Uber Elevate is Uber’s aerial division, and the company’s entry into the Urban Air Mobility domain, where it aims to build the future of aerial ridesharing – the “product” will be Uber Air. In short, Uber is aiming to bring together a number of “partners” from air vehicle developers to infrastructure designers to create an ecosystem within which its specific business model for UAM can scale.
Where are they planning to roll out?
Melbourne was announced at the Summit as the latest city to partner with Uber, joining Dallas and Los Angeles in becoming the first cities to offer Uber Air flights.
When will they start to offer services?
Uber’s goal of beginning demonstrator flights in 2020 and commercial operations in 2023, when they plan to give riders the option of an affordable shared flight. Uber Elevate was announced three years ago, but today the ride-hailing service is expanding into helicopter service, called Uber Copter, operated by HeliFlite. This service will start on 9 July 2019 in New York City, which can be booked through Uber’s app, to take passengers between Lower Manhattan and Kennedy International Airport
Who are their vehicle partners so far?
While initial Uber Air operations will begin with helicopter services, the business model only works long term and at scale with eVTOL aircraft, which will eventually replace conventional helicopters. Jaunt Air Mobility has been named at the Summit as a new eVTOL partner for Uber Air, joining Aurora Flight Sciences, Bell, EmbraerX, Karem Aircraft and Pipistrel Vertical Solutions. Looking at the aircraft offered by these six partners, it is clear that Uber are experimenting with a wide range of design types to learn about what will best work for UAM.
The Summit itself
The Summit was very much an ‘advert’ for the Uber business and operating model, something which it had previously outlined with the publication of its landmark White Paper in 2016. The conference itself added more insight about the way the service would operate and scale up, but little detail was provided throughout about the “how”.
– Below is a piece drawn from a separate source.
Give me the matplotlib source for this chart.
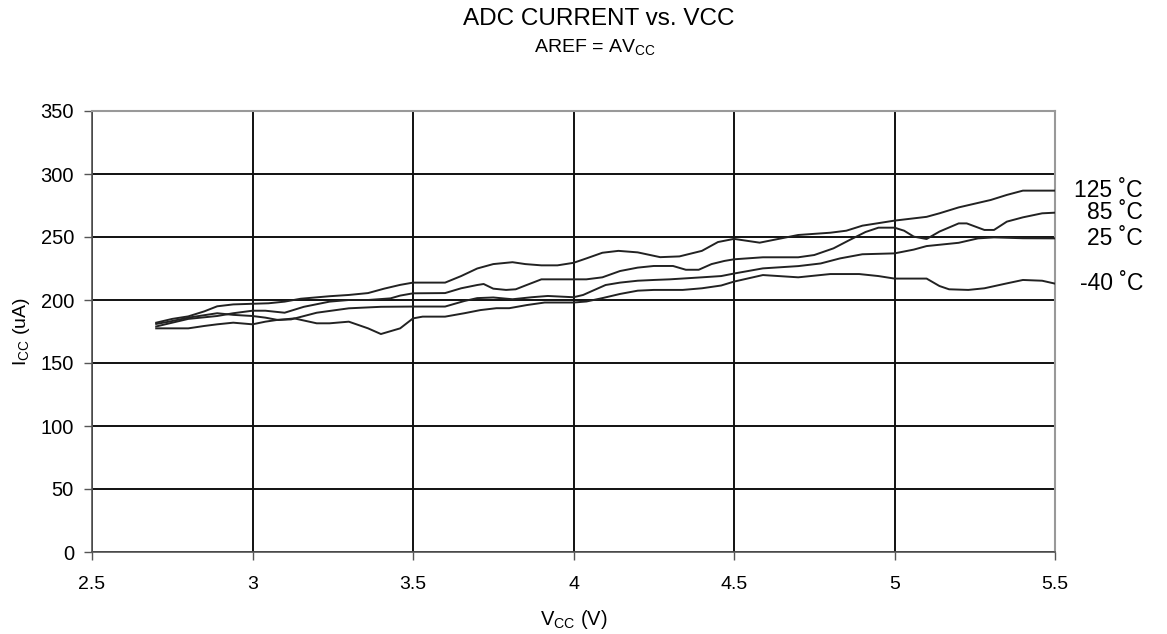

Whether you believe Uber’s ambitious timescales are realistic, it is undeniable that Uber’s aggressive and overt pursuit of their vision is driving the global UAM agenda forward faster than it would have moved without Uber’s influence.
While Uber were cognisant of all the traditional challenges and barriers – technological, societal, regulatory, market – the conference focused on areas where Uber feels it has an advantage (operating and business model, convenience…).